Can You Control Pain With Your Mind?
Can You Control Pain With Your Mind?
I’ve always thought so…in fact, that’s the whole basis behind mind-body techniques like self-hypnosis. You get into a deep state of relaxation, go to your “happy place” and give yourself suggestions like, “the pain in my knee (ankle, foot, back, whatever) doesn’t trouble me.” Hey, it’s worked for me. So has meditation and deep breathing. Some use prayer. Some simply ignore their pain and go about their business, bless their stoic hearts.
PNN’s own ProComicDiva had a similar, positive experience with acupressure. When post-surgical back pain made it damned near impossible for her to walk, a friend suggested an acupressurist. With a light touch on a specific spot on her ear, she was – only after a few visits – pain free.
Still, writing off many of these mind-body-spirit techniques as mere placebo analgesia is the “party line” of some in the traditional medical profession. They think that if you strongly believe a particular treatment will offer pain relief, it will…temporarily. But so far no one has been able to explain exactly how.
Now maybe we’re getting closer. Scientists in Germany have concluded that the placebo effect can be measured…not just in the brain, but also in the base of the spinal cord, where sensations of pain are processed. This is also called the “dorsal horn,” where Diva’s acupressurist told her that her pain signals had become “scrambled.”
Dr. Falk Eippert, from the University Medical Center Hamburg-Eppendorf, first measured the pain threshold of their subjects (15 healthy young men) by applying heat to their arms. Next, his researchers had the volunteers rub a different cream into each arm. They told the men that one cream is a very effective painkiller, and that the other was not (in reality, both creams were inactive.) After juicing them with more heat, the participants reported that they felt less pain in the arms that had been smeared with the “effective painkiller.”

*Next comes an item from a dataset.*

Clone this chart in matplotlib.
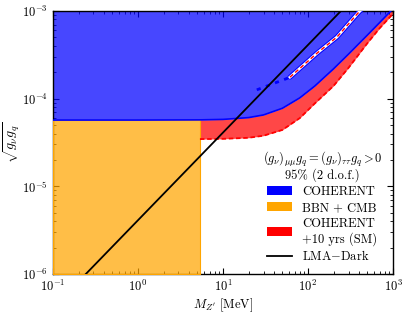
import matplotlib
matplotlib.use("Agg")
import matplotlib.pyplot as plt
from matplotlib.patches import Patch
from matplotlib.lines import Line2D

plt.rcParams['font.family'] = 'serif'
plt.rcParams['font.serif'] = ['cmr10']
plt.rcParams['mathtext.fontset'] = 'cm'
plt.rcParams['axes.formatter.use_mathtext'] = True
plt.rcParams['font.size'] = 9

# COHERENT excluded region lower boundary
coh_mass = [0.1, 1, 5.36, 10, 20, 30, 50, 80, 120, 200, 300, 500, 700, 1000]
coh_g = [5.7e-5, 5.7e-5, 5.73e-5, 5.80e-5, 6.08e-5, 6.52e-5, 7.77e-5, 1.02e-4,
         1.39e-4, 2.19e-4, 3.22e-4, 5.31e-4, 7.41e-4, 1.06e-3]

# COHERENT + 10 yrs (SM) lower boundary
fut_mass = [5.36, 10, 20, 30, 50, 80, 120, 200, 300, 500, 700, 1000]
fut_g = [3.46e-5, 3.48e-5, 3.58e-5, 3.78e-5, 4.4e-5, 6.0e-5,
         8.8e-5, 1.4e-4, 2.25e-4, 4.3e-4, 6.4e-4, 9.3e-4]
fut_upper = [5.73e-5, 5.80e-5, 6.08e-5, 6.52e-5, 7.77e-5, 1.02e-4,
             1.39e-4, 2.19e-4, 3.22e-4, 5.31e-4, 7.41e-4, 1.06e-3]

# Thin allowed island inside COHERENT region
isl_mass = [61.4, 128, 219, 387, 440]
isl_g = [1.76e-4, 3.31e-4, 5.04e-4, 9.46e-4, 1.07e-3]
dots_mass = [25, 32, 40, 50, 60]
dots_g = [1.26e-4, 1.38e-4, 1.50e-4, 1.62e-4, 1.74e-4]

# BBN + CMB excluded box
bbn_mass = [0.1, 5.36]
bbn_g = [5.7e-5, 5.7e-5]

# LMA-Dark line
lma_mass = [0.1, 1000]
lma_g = [4.1e-7, 4.1e-3]

xlim = (0.1, 1000)
ylim = (1e-6, 1e-3)

fig = plt.figure(figsize=(4.07, 3.13), dpi=100)
ax = fig.add_axes([0.130, 0.1246, 0.8356, 0.8403])
ax.set_xscale('log')
ax.set_yscale('log')
ax.set_xlim(*xlim)
ax.set_ylim(*ylim)

a = 0.72
ax.fill_between(fut_mass, fut_g, fut_upper, color='red', alpha=a, lw=0, zorder=1)
ax.fill_between(coh_mass, coh_g, ylim[1] * 10, color='blue', alpha=a, lw=0, zorder=2)
ax.fill_between(bbn_mass, ylim[0], bbn_g, facecolor=(1, 0.647, 0, a),
                edgecolor='orange', lw=0.8, zorder=3)
ax.plot(fut_mass, fut_g, color='red', ls=(0, (2.5, 1.5)), lw=1.3, zorder=4)
ax.plot(coh_mass, coh_g, color='blue', lw=1.2, zorder=5)

# island
ax.plot(isl_mass, isl_g, color='blue', lw=3.5, zorder=5, solid_capstyle='round')
ax.plot(isl_mass, isl_g, color='white', lw=2.0, zorder=5)
ax.plot(isl_mass, isl_g, color='red', lw=1.0, ls=(0, (3, 2)), zorder=5)
ax.plot(dots_mass, dots_g, color='blue', lw=2.0, ls=(0, (1.5, 2)), zorder=5)

ax.plot(lma_mass, lma_g, color='black', lw=1.3, zorder=6)

ax.tick_params(which='both', direction='in', top=True, right=True)
ax.tick_params(which='major', length=4, width=0.8, labelsize=9)
ax.tick_params(which='minor', length=2, width=0.6)
for s in ax.spines.values():
    s.set_linewidth(1.0)

ax.set_xlabel(r"$M_{Z'}$ [MeV]", fontsize=9, labelpad=2)
ax.set_ylabel(r"$\sqrt{g_\nu g_q}$", fontsize=10)
ax.yaxis.set_label_coords(-0.091, 0.5)

handles = [Patch(facecolor='blue', edgecolor='none'),
           Patch(facecolor='orange', edgecolor='none'),
           Patch(facecolor='red', edgecolor='none'),
           Line2D([], [], color='black', lw=1.3)]
labels = ['COHERENT', 'BBN + CMB', 'COHERENT\n+10 yrs (SM)', r'LMA$-$Dark']
leg = ax.legend(handles, labels, loc='lower right', frameon=False, fontsize=9,
                title=r"$(g_\nu)_{\mu\mu}g_q = (g_\nu)_{\tau\tau}g_q > 0$" + "\n95% (2 d.o.f.)",
                title_fontsize=9, handlelength=2.0, handleheight=0.7,
                borderaxespad=0.45, labelspacing=0.3, handletextpad=0.8)
leg.get_title().set_multialignment('center')
leg.get_title().set_linespacing(0.95)
leg.set_zorder(10)

fig.savefig('out.png', dpi=100)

The researchers then took functional MRI scans of the young men’s spinal cords. They found that when the subjects were told that both arms received the effective cream, the dorsal horn showed less activity compared to when they were told the cream was useless.
Eippert’s team concluded that placebo analgesia works by inhibiting the activity of the body’s pain centers in the central nervous system…and psychological factors could be the trigger.
Take that, you AMA nonbelievers. True, it’s a small sample of a homogenous group. (And why weren’t women tested?) Still, it’s the gold-plated, double-blind evidence that many of us have been looking for, that the placebo effect is NOT simply psychological, but a complex mix of the psychological and the physical.
This could be interesting news in the further study of conditions that are rooted in the central nervous system, like pain and depression (and, possibly, fibromyalgia?)
While Eippert and company weren’t exactly sure what mechanisms tell the spine to tone it down when a placebo is given, they speculate that the body’s natural painkilling substances (like serotonin, and endorphins) could be the factors.
Makes sense to me. From my head all the way down to my dorsal horn.
So what do you think about this new study? Have you tried any mind-body treatments that have helped your pain? Has anything you tried worked for a couple weeks and then stopped?